Perhaps the Universe will continue to expand in the way it is at the
moment. Perhaps gravity will eventually win and pull all the fleeing galaxies
back together again. Better observations of very distant galaxies and a
better understanding of the mysterious ‘dark matter’ are needed before
these will be understood.
Hubble’s Law- Higher tier
The astronomer Edwin Hubble (1889-1953)
measured the distance to many galaxies, and also the
speeds with which they are moving away from us. He
found a strong correlation between these factors.
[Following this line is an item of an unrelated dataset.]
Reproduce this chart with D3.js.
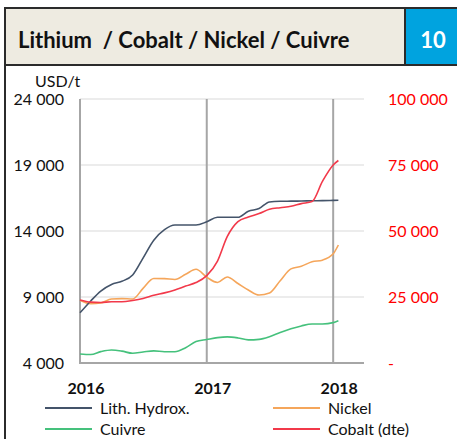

This correlation is summed up in Hubble’s Law which says that the speed
at which a galaxy moves away from us is proportional to its distance from
us
As the Universe expands, galaxies that are already further apart
will increase in separation even more, and so move away at
higher speeds.
Age of the Universe
The development of powerful telescopes allowed astronomers to see distant galaxies. The
light observed was shifted towards the red end of the spectrum. This phenomenon is known as
red-shift. The degree to which light has been shifted indicates how fast the galaxies are moving
away.
In general, the further away the galaxy is, the faster it is moving away
from the Earth. The motions of the galaxies themselves suggest that
space itself is expanding.
It is estimated that the Universe is approximately 13.7 billion years
old. Evidence suggests that our Solar System formed around 4.5
billion years ago, so it is around one-third the age of the Universe.
The eventual fate of the Universe is hard to predict due to the uncertainty in
measuring such large distances and studying motion of distant objects. A better
idea of the mass of the Universe would lead to better predictions.